• Written exercise: Set down all of the data that follows word for word, without the images.
---+---
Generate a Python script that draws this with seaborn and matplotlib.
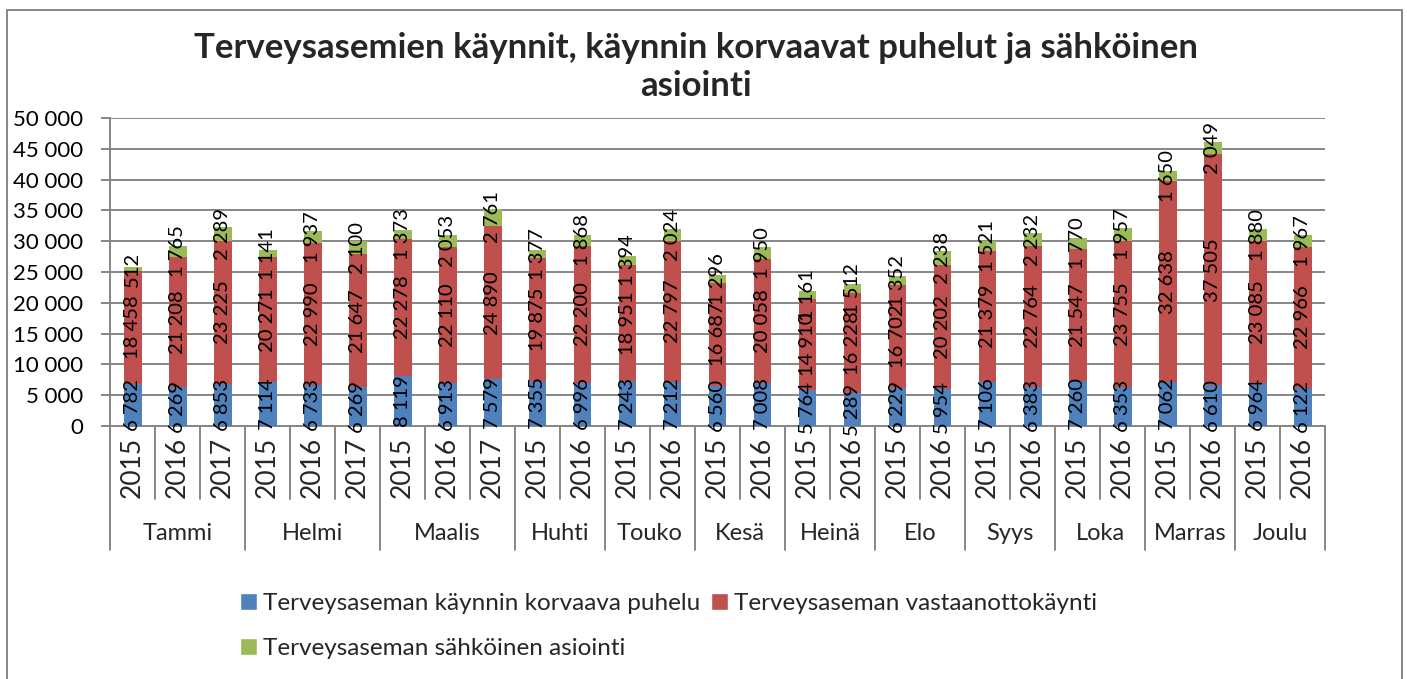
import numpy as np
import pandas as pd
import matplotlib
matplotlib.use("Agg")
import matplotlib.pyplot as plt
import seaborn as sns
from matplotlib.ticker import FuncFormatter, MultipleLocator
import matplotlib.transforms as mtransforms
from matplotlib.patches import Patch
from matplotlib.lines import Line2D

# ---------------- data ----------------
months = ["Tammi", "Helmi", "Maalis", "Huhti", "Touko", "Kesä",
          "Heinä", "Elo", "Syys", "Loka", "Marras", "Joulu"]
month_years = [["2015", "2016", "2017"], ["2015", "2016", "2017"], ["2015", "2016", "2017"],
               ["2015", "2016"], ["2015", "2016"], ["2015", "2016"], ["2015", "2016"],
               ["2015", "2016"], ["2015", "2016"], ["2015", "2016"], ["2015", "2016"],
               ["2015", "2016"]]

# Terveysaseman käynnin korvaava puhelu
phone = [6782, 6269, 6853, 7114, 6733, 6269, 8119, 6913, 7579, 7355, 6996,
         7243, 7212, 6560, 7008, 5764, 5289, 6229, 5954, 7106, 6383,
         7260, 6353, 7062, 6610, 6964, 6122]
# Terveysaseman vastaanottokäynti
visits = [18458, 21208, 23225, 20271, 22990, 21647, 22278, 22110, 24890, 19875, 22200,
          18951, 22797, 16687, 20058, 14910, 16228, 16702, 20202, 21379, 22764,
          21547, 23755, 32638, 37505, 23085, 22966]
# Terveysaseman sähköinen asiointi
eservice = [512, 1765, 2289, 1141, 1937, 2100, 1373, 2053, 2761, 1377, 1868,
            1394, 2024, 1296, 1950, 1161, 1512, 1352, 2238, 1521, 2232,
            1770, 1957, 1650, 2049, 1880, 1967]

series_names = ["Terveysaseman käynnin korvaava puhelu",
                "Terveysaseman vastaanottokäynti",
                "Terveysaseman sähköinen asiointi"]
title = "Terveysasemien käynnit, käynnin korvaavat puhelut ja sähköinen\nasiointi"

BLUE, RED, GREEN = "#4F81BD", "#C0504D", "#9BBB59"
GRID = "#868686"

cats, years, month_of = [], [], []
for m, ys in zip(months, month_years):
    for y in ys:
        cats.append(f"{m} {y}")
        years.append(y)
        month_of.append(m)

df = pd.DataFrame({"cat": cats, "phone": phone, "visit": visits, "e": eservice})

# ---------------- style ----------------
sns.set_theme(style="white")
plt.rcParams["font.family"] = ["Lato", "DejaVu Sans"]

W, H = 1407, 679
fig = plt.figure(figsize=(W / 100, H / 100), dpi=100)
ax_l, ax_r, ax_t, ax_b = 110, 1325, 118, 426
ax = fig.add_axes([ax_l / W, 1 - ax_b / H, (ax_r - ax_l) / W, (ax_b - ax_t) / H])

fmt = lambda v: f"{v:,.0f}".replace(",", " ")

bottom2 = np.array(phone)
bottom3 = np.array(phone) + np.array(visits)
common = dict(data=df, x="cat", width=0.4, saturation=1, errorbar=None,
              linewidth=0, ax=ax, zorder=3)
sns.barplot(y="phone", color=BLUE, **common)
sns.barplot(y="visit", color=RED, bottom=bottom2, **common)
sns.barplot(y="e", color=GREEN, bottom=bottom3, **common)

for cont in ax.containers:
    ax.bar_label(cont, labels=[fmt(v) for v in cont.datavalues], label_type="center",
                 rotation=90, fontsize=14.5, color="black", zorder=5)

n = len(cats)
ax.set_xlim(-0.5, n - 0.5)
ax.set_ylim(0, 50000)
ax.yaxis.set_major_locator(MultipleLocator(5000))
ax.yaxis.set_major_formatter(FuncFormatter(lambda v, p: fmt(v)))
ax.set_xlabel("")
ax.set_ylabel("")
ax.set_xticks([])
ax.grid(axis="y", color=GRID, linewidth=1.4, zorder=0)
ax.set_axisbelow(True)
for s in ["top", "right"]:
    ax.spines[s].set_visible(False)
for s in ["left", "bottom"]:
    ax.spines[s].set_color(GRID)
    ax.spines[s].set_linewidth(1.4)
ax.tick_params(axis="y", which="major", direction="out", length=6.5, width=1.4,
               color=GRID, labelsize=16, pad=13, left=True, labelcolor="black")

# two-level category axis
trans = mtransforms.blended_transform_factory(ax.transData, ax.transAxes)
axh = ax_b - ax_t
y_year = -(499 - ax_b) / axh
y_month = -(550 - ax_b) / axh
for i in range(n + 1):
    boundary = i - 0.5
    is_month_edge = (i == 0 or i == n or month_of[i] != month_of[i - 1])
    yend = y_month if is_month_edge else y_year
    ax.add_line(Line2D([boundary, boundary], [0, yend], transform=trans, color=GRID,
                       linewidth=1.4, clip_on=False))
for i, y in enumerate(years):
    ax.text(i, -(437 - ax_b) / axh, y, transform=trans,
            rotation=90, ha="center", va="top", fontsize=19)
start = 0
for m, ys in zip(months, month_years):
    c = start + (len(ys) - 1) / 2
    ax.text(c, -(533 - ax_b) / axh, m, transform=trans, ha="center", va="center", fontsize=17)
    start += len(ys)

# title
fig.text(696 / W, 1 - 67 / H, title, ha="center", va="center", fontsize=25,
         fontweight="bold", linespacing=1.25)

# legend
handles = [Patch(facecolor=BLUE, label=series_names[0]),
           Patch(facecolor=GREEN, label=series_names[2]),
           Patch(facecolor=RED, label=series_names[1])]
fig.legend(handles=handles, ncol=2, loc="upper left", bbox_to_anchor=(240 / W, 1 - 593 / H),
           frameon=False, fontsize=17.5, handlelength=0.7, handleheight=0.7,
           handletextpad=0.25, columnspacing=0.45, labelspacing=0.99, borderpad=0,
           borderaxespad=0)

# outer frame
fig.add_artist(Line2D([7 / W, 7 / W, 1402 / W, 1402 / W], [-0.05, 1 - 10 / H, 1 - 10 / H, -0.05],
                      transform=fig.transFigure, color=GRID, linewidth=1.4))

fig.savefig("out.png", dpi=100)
---+---
• Solution:
Generate a Python script that draws this with seaborn and matplotlib.
import numpy as np
import pandas as pd
import matplotlib
matplotlib.use("Agg")
import matplotlib.pyplot as plt
import seaborn as sns
from matplotlib.ticker import FuncFormatter, MultipleLocator
import matplotlib.transforms as mtransforms
from matplotlib.patches import Patch
from matplotlib.lines import Line2D

# ---------------- data ----------------
months = ["Tammi", "Helmi", "Maalis", "Huhti", "Touko", "Kesä",
          "Heinä", "Elo", "Syys", "Loka", "Marras", "Joulu"]
month_years = [["2015", "2016", "2017"], ["2015", "2016", "2017"], ["2015", "2016", "2017"],
               ["2015", "2016"], ["2015", "2016"], ["2015", "2016"], ["2015", "2016"],
               ["2015", "2016"], ["2015", "2016"], ["2015", "2016"], ["2015", "2016"],
               ["2015", "2016"]]

# Terveysaseman käynnin korvaava puhelu
phone = [6782, 6269, 6853, 7114, 6733, 6269, 8119, 6913, 7579, 7355, 6996,
         7243, 7212, 6560, 7008, 5764, 5289, 6229, 5954, 7106, 6383,
         7260, 6353, 7062, 6610, 6964, 6122]
# Terveysaseman vastaanottokäynti
visits = [18458, 21208, 23225, 20271, 22990, 21647, 22278, 22110, 24890, 19875, 22200,
          18951, 22797, 16687, 20058, 14910, 16228, 16702, 20202, 21379, 22764,
          21547, 23755, 32638, 37505, 23085, 22966]
# Terveysaseman sähköinen asiointi
eservice = [512, 1765, 2289, 1141, 1937, 2100, 1373, 2053, 2761, 1377, 1868,
            1394, 2024, 1296, 1950, 1161, 1512, 1352, 2238, 1521, 2232,
            1770, 1957, 1650, 2049, 1880, 1967]

series_names = ["Terveysaseman käynnin korvaava puhelu",
                "Terveysaseman vastaanottokäynti",
                "Terveysaseman sähköinen asiointi"]
title = "Terveysasemien käynnit, käynnin korvaavat puhelut ja sähköinen\nasiointi"

BLUE, RED, GREEN = "#4F81BD", "#C0504D", "#9BBB59"
GRID = "#868686"

cats, years, month_of = [], [], []
for m, ys in zip(months, month_years):
    for y in ys:
        cats.append(f"{m} {y}")
        years.append(y)
        month_of.append(m)

df = pd.DataFrame({"cat": cats, "phone": phone, "visit": visits, "e": eservice})

# ---------------- style ----------------
sns.set_theme(style="white")
plt.rcParams["font.family"] = ["Lato", "DejaVu Sans"]

W, H = 1407, 679
fig = plt.figure(figsize=(W / 100, H / 100), dpi=100)
ax_l, ax_r, ax_t, ax_b = 110, 1325, 118, 426
ax = fig.add_axes([ax_l / W, 1 - ax_b / H, (ax_r - ax_l) / W, (ax_b - ax_t) / H])

fmt = lambda v: f"{v:,.0f}".replace(",", " ")

bottom2 = np.array(phone)
bottom3 = np.array(phone) + np.array(visits)
common = dict(data=df, x="cat", width=0.4, saturation=1, errorbar=None,
              linewidth=0, ax=ax, zorder=3)
sns.barplot(y="phone", color=BLUE, **common)
sns.barplot(y="visit", color=RED, bottom=bottom2, **common)
sns.barplot(y="e", color=GREEN, bottom=bottom3, **common)

for cont in ax.containers:
    ax.bar_label(cont, labels=[fmt(v) for v in cont.datavalues], label_type="center",
                 rotation=90, fontsize=14.5, color="black", zorder=5)

n = len(cats)
ax.set_xlim(-0.5, n - 0.5)
ax.set_ylim(0, 50000)
ax.yaxis.set_major_locator(MultipleLocator(5000))
ax.yaxis.set_major_formatter(FuncFormatter(lambda v, p: fmt(v)))
ax.set_xlabel("")
ax.set_ylabel("")
ax.set_xticks([])
ax.grid(axis="y", color=GRID, linewidth=1.4, zorder=0)
ax.set_axisbelow(True)
for s in ["top", "right"]:
    ax.spines[s].set_visible(False)
for s in ["left", "bottom"]:
    ax.spines[s].set_color(GRID)
    ax.spines[s].set_linewidth(1.4)
ax.tick_params(axis="y", which="major", direction="out", length=6.5, width=1.4,
               color=GRID, labelsize=16, pad=13, left=True, labelcolor="black")

# two-level category axis
trans = mtransforms.blended_transform_factory(ax.transData, ax.transAxes)
axh = ax_b - ax_t
y_year = -(499 - ax_b) / axh
y_month = -(550 - ax_b) / axh
for i in range(n + 1):
    boundary = i - 0.5
    is_month_edge = (i == 0 or i == n or month_of[i] != month_of[i - 1])
    yend = y_month if is_month_edge else y_year
    ax.add_line(Line2D([boundary, boundary], [0, yend], transform=trans, color=GRID,
                       linewidth=1.4, clip_on=False))
for i, y in enumerate(years):
    ax.text(i, -(437 - ax_b) / axh, y, transform=trans,
            rotation=90, ha="center", va="top", fontsize=19)
start = 0
for m, ys in zip(months, month_years):
    c = start + (len(ys) - 1) / 2
    ax.text(c, -(533 - ax_b) / axh, m, transform=trans, ha="center", va="center", fontsize=17)
    start += len(ys)

# title
fig.text(696 / W, 1 - 67 / H, title, ha="center", va="center", fontsize=25,
         fontweight="bold", linespacing=1.25)

# legend
handles = [Patch(facecolor=BLUE, label=series_names[0]),
           Patch(facecolor=GREEN, label=series_names[2]),
           Patch(facecolor=RED, label=series_names[1])]
fig.legend(handles=handles, ncol=2, loc="upper left", bbox_to_anchor=(240 / W, 1 - 593 / H),
           frameon=False, fontsize=17.5, handlelength=0.7, handleheight=0.7,
           handletextpad=0.25, columnspacing=0.45, labelspacing=0.99, borderpad=0,
           borderaxespad=0)

# outer frame
fig.add_artist(Line2D([7 / W, 7 / W, 1402 / W, 1402 / W], [-0.05, 1 - 10 / H, 1 - 10 / H, -0.05],
                      transform=fig.transFigure, color=GRID, linewidth=1.4))

fig.savefig("out.png", dpi=100)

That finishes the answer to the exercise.